HW: There is a physical sense of pleasure when you make sounds that end up being music. And the horn plays so many roles in the orchestra — heroic, romantic. I hope to be able to keep playing in some capacity.
Q: Where did you work before you joined the Philharmonic?
HW: I started at the Phoenix Symphony, then the Denver Symphony Orchestra, and I was in The Philadelphia Orchestra for 18 years
Q: What made you decide to audition for the New York Philharmonic?
HW: My wife, Elmira Darvarova, was a Metropolitan Opera Orchestra concertmaster, so when I was in Philadelphia, we couldn’t be together as much as we wanted. When the New York Philharmonic had a horn opening, I took the audition.
Q: Looking back over your decades at the Phil, what moments stand out in your memory?
HW: Joining my colleagues as soloists in Schumann’s Konzertstück in New York and on tour, and I have always enjoyed playing chamber music in the Philharmonic Ensembles series at Merkin Hall. And traveling on tour is another amazing thing I’ve gotten to do over the years. A particularly strong memory is of the audience’s response at the concert in North Korea [in 2008] — we could feel how much they appreciated our being there. The applause lasted for about ten minutes!
Q: How has the Orchestra changed since you first joined it?
HW: When I first got here a lot of the players were older; they had come in during the time when conductors had more power and control, and they had fought to improve salaries and working conditions. Most of those people have since retired, and when you look at the stage now you see a whole younger crowd — and many more female colleagues.
Q: Has your life in music been all you’d hoped it would be?
HW: It has been wonderful. The level of the people here is just remarkable. Especially the horn section: they are amazing — and it helps that we all get along. Also, as I got older, I more and more appreciated how fortunate I have been to have a career that allows you to enjoy the satisfaction, all the time, of making music.
Howard Wall’s Farewell Remarks
Because there was no Retirees’ Concert this season, I would like to take this opportunity to express my gratitude to all who worked in Avery Fisher / David Geffen Hall, both past and present, since 1994 (the year of my appointment to the New York Philharmonic). This includes security guards, staff, administration, stage crew, musicians, librarians, and conductors. No one was less than kind to me. Thank you for that.

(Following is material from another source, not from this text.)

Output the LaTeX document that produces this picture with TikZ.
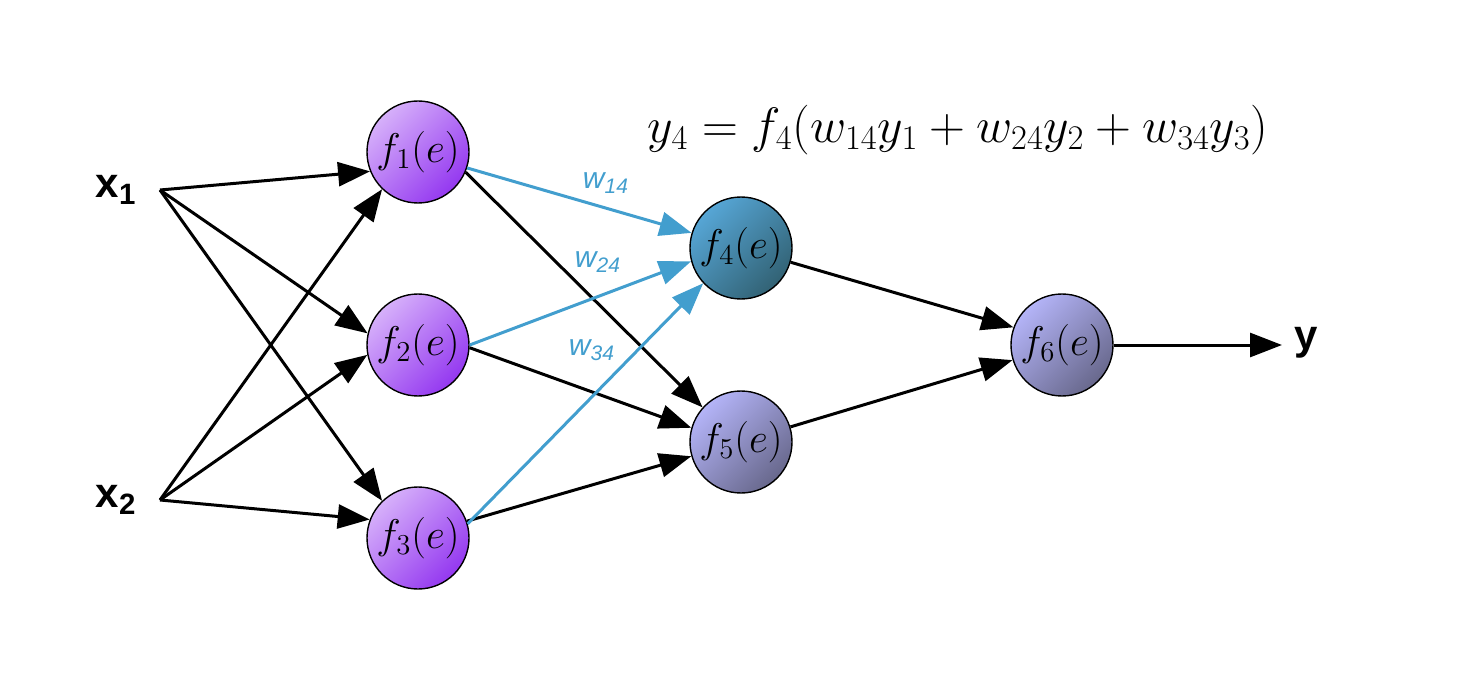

More specifically, I would like to thank the Orchestra musicians, both past and present, for their artistry, friendship, professionalism, and collegiality. It was my great honor and privilege to be one of you.
Even more specifically, I would like to thank the New York Philharmonic brass section, both past and present, for their fabulous playing, friendship, and outrageous hilarity which made coming to work such a joy.
To my beloved horn section, both past and present, thank you for your friendship and awesome artistry, which I will always carry in my heart.
Thank you, librarians, for your unending work, which you did with such good nature.
Thank you, stage crew, for taking care of all our needs, on and off stage.
I haven’t forgotten about you, the New York Philharmonic audience. We strive to do our best whether we are practicing for ourselves, or in rehearsal and performance with our colleagues. But you, the audience, are the ingredient which truly brings a performance to life and makes it special. Thank you for loving music.
I would be remiss if I didn’t mention two people in my life: my friend of over 50 years, former Principal Horn Philip Myers, who through his friendship, musicianship, artistry, and generosity helped me be the horn player that I became. He also introduced me to my wife, which brings me to the other person whom I need to speak about. My marriage to Elmira Darvarova, former Concertmaster of the Metropolitan Opera Orchestra, pretty much coincided with my New York Philharmonic career. Being married to her has made my New York life a paradise. The combination of my marriage, playing in the New York Philharmonic, and being a part of the horn section with my best friend was like a dream come true.
I wish all of you lots of great health and happiness. Thank you for allowing me to take part in this wonderful profession of ours.